DATA PROVIDED:

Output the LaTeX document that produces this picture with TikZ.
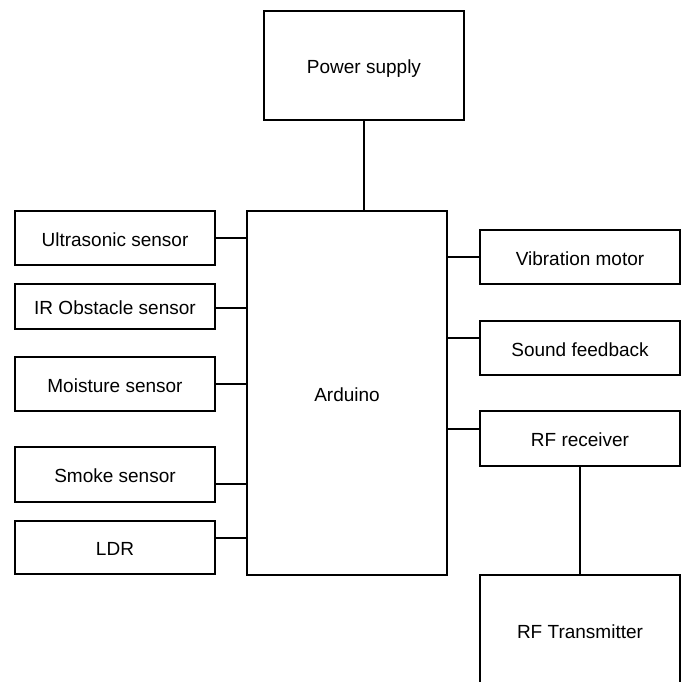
\documentclass[tikz,border=0pt]{standalone}
\usepackage{fontspec}
\setmainfont{Liberation Sans}
\usetikzlibrary{positioning}

\begin{document}
\begin{tikzpicture}[
  x=1pt, y=-1pt,
  font=\fontsize{19}{22}\selectfont,
  box/.style={draw, line width=1.5pt, fill=white, align=center,
              minimum width=200pt, inner sep=2pt,
              text height=16.5pt, text depth=0pt},
  wire/.style={line width=1.5pt}
]
\useasboundingbox (0,0) rectangle (683,681);
\clip (0,0) rectangle (683,681);

% centre block and supply
\node[box, minimum height=109pt] (pwr) at (364, 65.5) {Power supply};
\node[box, minimum height=364pt] (ardu) at (347, 393) {Arduino};
\draw[wire] (pwr.south) -- (pwr.south |- ardu.north);

% sensors on the left
\node[box, minimum height=54pt] (ultra) at (115, 238)   {Ultrasonic sensor};
\node[box, minimum height=45pt] (ir)    at (115, 306.5) {IR Obstacle sensor};
\node[box, minimum height=54pt] (moist) at (115, 384)   {Moisture sensor};
\node[box, minimum height=55pt] (smoke) at (115, 474.5) {Smoke sensor};
\node[box, minimum height=53pt] (ldr)   at (115, 547.5) {LDR};

\draw[wire] (ultra.east) -- (ultra.east -| ardu.west);
\draw[wire] ([yshift=-1.5pt]ir.east) coordinate (c1) -- (c1 -| ardu.west);
\draw[wire] (moist.east) -- (moist.east -| ardu.west);
\draw[wire] ([yshift=-9.5pt]smoke.east) coordinate (c2) -- (c2 -| ardu.west);
\draw[wire] ([yshift=9.5pt]ldr.east) coordinate (c3) -- (c3 -| ardu.west);

% outputs on the right
\node[box, minimum height=54pt] (vib)   at (580, 257)   {Vibration motor};
\node[box, minimum height=54pt] (sound) at (580, 348)   {Sound feedback};
\node[box, minimum height=55pt] (rfrx)  at (580, 438.5) {RF receiver};
\node[box, minimum height=110pt] (rftx) at (580, 630)   {RF Transmitter};

\draw[wire] (vib.west) -- (vib.west -| ardu.east);
\draw[wire] ([yshift=10pt]sound.west) coordinate (c4) -- (c4 -| ardu.east);
\draw[wire] ([yshift=9.5pt]rfrx.west) coordinate (c5) -- (c5 -| ardu.east);
\draw[wire] (rfrx.south) -- (rftx.north);

\end{tikzpicture}
\end{document}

EXERCISE BRIEF:
Repeat the material above word for word and skip every image in it.

RESPONSE TO THIS TASK:
Output the LaTeX document that produces this picture with TikZ.
\documentclass[tikz,border=0pt]{standalone}
\usepackage{fontspec}
\setmainfont{Liberation Sans}
\usetikzlibrary{positioning}

\begin{document}
\begin{tikzpicture}[
  x=1pt, y=-1pt,
  font=\fontsize{19}{22}\selectfont,
  box/.style={draw, line width=1.5pt, fill=white, align=center,
              minimum width=200pt, inner sep=2pt,
              text height=16.5pt, text depth=0pt},
  wire/.style={line width=1.5pt}
]
\useasboundingbox (0,0) rectangle (683,681);
\clip (0,0) rectangle (683,681);

% centre block and supply
\node[box, minimum height=109pt] (pwr) at (364, 65.5) {Power supply};
\node[box, minimum height=364pt] (ardu) at (347, 393) {Arduino};
\draw[wire] (pwr.south) -- (pwr.south |- ardu.north);

% sensors on the left
\node[box, minimum height=54pt] (ultra) at (115, 238)   {Ultrasonic sensor};
\node[box, minimum height=45pt] (ir)    at (115, 306.5) {IR Obstacle sensor};
\node[box, minimum height=54pt] (moist) at (115, 384)   {Moisture sensor};
\node[box, minimum height=55pt] (smoke) at (115, 474.5) {Smoke sensor};
\node[box, minimum height=53pt] (ldr)   at (115, 547.5) {LDR};

\draw[wire] (ultra.east) -- (ultra.east -| ardu.west);
\draw[wire] ([yshift=-1.5pt]ir.east) coordinate (c1) -- (c1 -| ardu.west);
\draw[wire] (moist.east) -- (moist.east -| ardu.west);
\draw[wire] ([yshift=-9.5pt]smoke.east) coordinate (c2) -- (c2 -| ardu.west);
\draw[wire] ([yshift=9.5pt]ldr.east) coordinate (c3) -- (c3 -| ardu.west);

% outputs on the right
\node[box, minimum height=54pt] (vib)   at (580, 257)   {Vibration motor};
\node[box, minimum height=54pt] (sound) at (580, 348)   {Sound feedback};
\node[box, minimum height=55pt] (rfrx)  at (580, 438.5) {RF receiver};
\node[box, minimum height=110pt] (rftx) at (580, 630)   {RF Transmitter};

\draw[wire] (vib.west) -- (vib.west -| ardu.east);
\draw[wire] ([yshift=10pt]sound.west) coordinate (c4) -- (c4 -| ardu.east);
\draw[wire] ([yshift=9.5pt]rfrx.west) coordinate (c5) -- (c5 -| ardu.east);
\draw[wire] (rfrx.south) -- (rftx.north);

\end{tikzpicture}
\end{document}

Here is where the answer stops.